++++ SOURCE EXCERPT ++++

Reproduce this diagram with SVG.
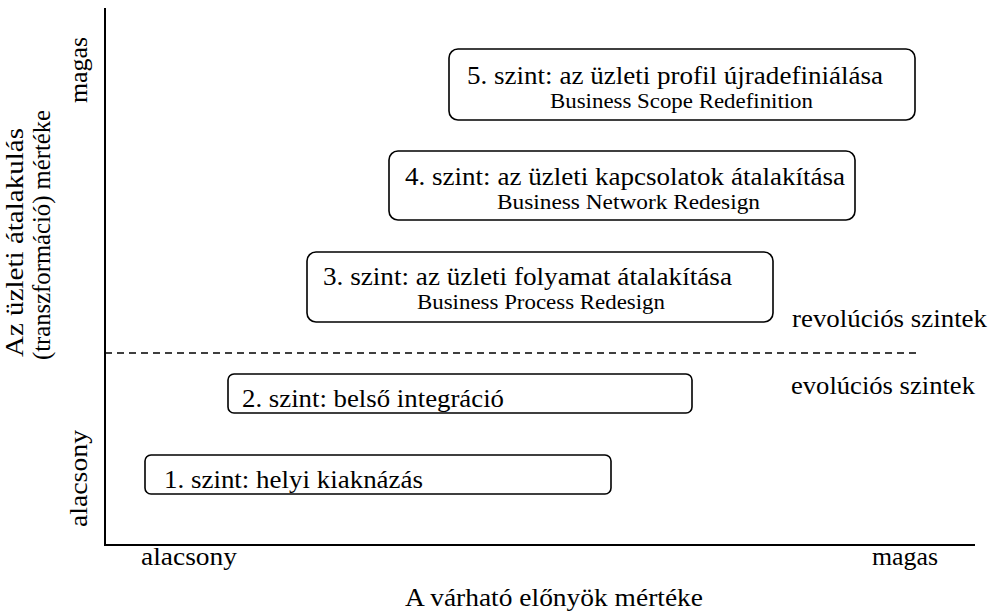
<svg xmlns="http://www.w3.org/2000/svg" width="996" height="615" viewBox="0 0 996 615">
  <style>
    .t { font-family: "Liberation Serif", "Times New Roman", "DejaVu Serif", serif; fill: #000; }
    .lvl { font-size: 25px; }
    .en { font-size: 20px; }
    .lab { font-size: 25px; }
    .box { fill: #fff; stroke: #000; stroke-width: 1.6; }
    .axis { stroke: #000; stroke-width: 2; fill: none; }
  </style>
  <rect width="996" height="615" fill="#fff"/>

  <g id="axes">
    <path class="axis" d="M105 8 V545 H975"/>
    <line x1="105" y1="353" x2="917" y2="353" stroke="#000" stroke-width="1.5" stroke-dasharray="7,5"/>
  </g>

  <g id="y-axis-labels" class="t" font-family="Liberation Serif, serif">
    <text class="t lab" transform="translate(23 357) rotate(-90)" textLength="229" lengthAdjust="spacingAndGlyphs">Az üzleti átalakulás</text>
    <text class="t lab" transform="translate(50 360) rotate(-90)" textLength="250" lengthAdjust="spacingAndGlyphs">(transzformáció) mértéke</text>
    <text class="t lab" transform="translate(87 103) rotate(-90)" textLength="66" lengthAdjust="spacingAndGlyphs">magas</text>
    <text class="t lab" transform="translate(87 527) rotate(-90)" textLength="97" lengthAdjust="spacingAndGlyphs">alacsony</text>
  </g>

  <g id="x-axis-labels" class="t" font-family="Liberation Serif, serif">
    <text class="t lab" x="141" y="565" textLength="96" lengthAdjust="spacingAndGlyphs">alacsony</text>
    <text class="t lab" x="872" y="565" textLength="66" lengthAdjust="spacingAndGlyphs">magas</text>
    <text class="t lab" x="405" y="606" textLength="298" lengthAdjust="spacingAndGlyphs">A várható előnyök mértéke</text>
  </g>

  <g id="zone-labels" class="t" font-family="Liberation Serif, serif">
    <text class="t lab" x="792" y="327" textLength="195" lengthAdjust="spacingAndGlyphs">revolúciós szintek</text>
    <text class="t lab" x="791" y="394" textLength="184" lengthAdjust="spacingAndGlyphs">evolúciós szintek</text>
  </g>

  <g id="level5" class="t" font-family="Liberation Serif, serif">
    <rect class="box" x="449" y="49" width="466" height="71" rx="9"/>
    <text class="t lvl" x="467" y="84" textLength="416" lengthAdjust="spacingAndGlyphs">5. szint: az üzleti profil újradefiniálása</text>
    <text class="t en" x="550" y="108" textLength="263" lengthAdjust="spacingAndGlyphs">Business Scope Redefinition</text>
  </g>
  <g id="level4" class="t" font-family="Liberation Serif, serif">
    <rect class="box" x="389" y="151" width="466" height="69" rx="9"/>
    <text class="t lvl" x="405" y="185" textLength="440" lengthAdjust="spacingAndGlyphs">4. szint: az üzleti kapcsolatok átalakítása</text>
    <text class="t en" x="497" y="209" textLength="263" lengthAdjust="spacingAndGlyphs">Business Network Redesign</text>
  </g>
  <g id="level3" class="t" font-family="Liberation Serif, serif">
    <rect class="box" x="307" y="252" width="466" height="70" rx="9"/>
    <text class="t lvl" x="323" y="285" textLength="409" lengthAdjust="spacingAndGlyphs">3. szint: az üzleti folyamat átalakítása</text>
    <text class="t en" x="417" y="309" textLength="248" lengthAdjust="spacingAndGlyphs">Business Process Redesign</text>
  </g>
  <g id="level2" class="t" font-family="Liberation Serif, serif">
    <rect class="box" x="228" y="374" width="464" height="39" rx="6"/>
    <text class="t lvl" x="242" y="407" textLength="262" lengthAdjust="spacingAndGlyphs">2. szint: belső integráció</text>
  </g>
  <g id="level1" class="t" font-family="Liberation Serif, serif">
    <rect class="box" x="145" y="455" width="466" height="39" rx="6"/>
    <text class="t lvl" x="164" y="488" textLength="259" lengthAdjust="spacingAndGlyphs">1. szint: helyi kiaknázás</text>
  </g>
</svg>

++++

REQUIREMENTS
Leave out the pictures and transcribe everything else exactly.

RESULT OF THE EXERCISE
Reproduce this diagram with SVG.
<svg xmlns="http://www.w3.org/2000/svg" width="996" height="615" viewBox="0 0 996 615">
  <style>
    .t { font-family: "Liberation Serif", "Times New Roman", "DejaVu Serif", serif; fill: #000; }
    .lvl { font-size: 25px; }
    .en { font-size: 20px; }
    .lab { font-size: 25px; }
    .box { fill: #fff; stroke: #000; stroke-width: 1.6; }
    .axis { stroke: #000; stroke-width: 2; fill: none; }
  </style>
  <rect width="996" height="615" fill="#fff"/>

  <g id="axes">
    <path class="axis" d="M105 8 V545 H975"/>
    <line x1="105" y1="353" x2="917" y2="353" stroke="#000" stroke-width="1.5" stroke-dasharray="7,5"/>
  </g>

  <g id="y-axis-labels" class="t" font-family="Liberation Serif, serif">
    <text class="t lab" transform="translate(23 357) rotate(-90)" textLength="229" lengthAdjust="spacingAndGlyphs">Az üzleti átalakulás</text>
    <text class="t lab" transform="translate(50 360) rotate(-90)" textLength="250" lengthAdjust="spacingAndGlyphs">(transzformáció) mértéke</text>
    <text class="t lab" transform="translate(87 103) rotate(-90)" textLength="66" lengthAdjust="spacingAndGlyphs">magas</text>
    <text class="t lab" transform="translate(87 527) rotate(-90)" textLength="97" lengthAdjust="spacingAndGlyphs">alacsony</text>
  </g>

  <g id="x-axis-labels" class="t" font-family="Liberation Serif, serif">
    <text class="t lab" x="141" y="565" textLength="96" lengthAdjust="spacingAndGlyphs">alacsony</text>
    <text class="t lab" x="872" y="565" textLength="66" lengthAdjust="spacingAndGlyphs">magas</text>
    <text class="t lab" x="405" y="606" textLength="298" lengthAdjust="spacingAndGlyphs">A várható előnyök mértéke</text>
  </g>

  <g id="zone-labels" class="t" font-family="Liberation Serif, serif">
    <text class="t lab" x="792" y="327" textLength="195" lengthAdjust="spacingAndGlyphs">revolúciós szintek</text>
    <text class="t lab" x="791" y="394" textLength="184" lengthAdjust="spacingAndGlyphs">evolúciós szintek</text>
  </g>

  <g id="level5" class="t" font-family="Liberation Serif, serif">
    <rect class="box" x="449" y="49" width="466" height="71" rx="9"/>
    <text class="t lvl" x="467" y="84" textLength="416" lengthAdjust="spacingAndGlyphs">5. szint: az üzleti profil újradefiniálása</text>
    <text class="t en" x="550" y="108" textLength="263" lengthAdjust="spacingAndGlyphs">Business Scope Redefinition</text>
  </g>
  <g id="level4" class="t" font-family="Liberation Serif, serif">
    <rect class="box" x="389" y="151" width="466" height="69" rx="9"/>
    <text class="t lvl" x="405" y="185" textLength="440" lengthAdjust="spacingAndGlyphs">4. szint: az üzleti kapcsolatok átalakítása</text>
    <text class="t en" x="497" y="209" textLength="263" lengthAdjust="spacingAndGlyphs">Business Network Redesign</text>
  </g>
  <g id="level3" class="t" font-family="Liberation Serif, serif">
    <rect class="box" x="307" y="252" width="466" height="70" rx="9"/>
    <text class="t lvl" x="323" y="285" textLength="409" lengthAdjust="spacingAndGlyphs">3. szint: az üzleti folyamat átalakítása</text>
    <text class="t en" x="417" y="309" textLength="248" lengthAdjust="spacingAndGlyphs">Business Process Redesign</text>
  </g>
  <g id="level2" class="t" font-family="Liberation Serif, serif">
    <rect class="box" x="228" y="374" width="464" height="39" rx="6"/>
    <text class="t lvl" x="242" y="407" textLength="262" lengthAdjust="spacingAndGlyphs">2. szint: belső integráció</text>
  </g>
  <g id="level1" class="t" font-family="Liberation Serif, serif">
    <rect class="box" x="145" y="455" width="466" height="39" rx="6"/>
    <text class="t lvl" x="164" y="488" textLength="259" lengthAdjust="spacingAndGlyphs">1. szint: helyi kiaknázás</text>
  </g>
</svg>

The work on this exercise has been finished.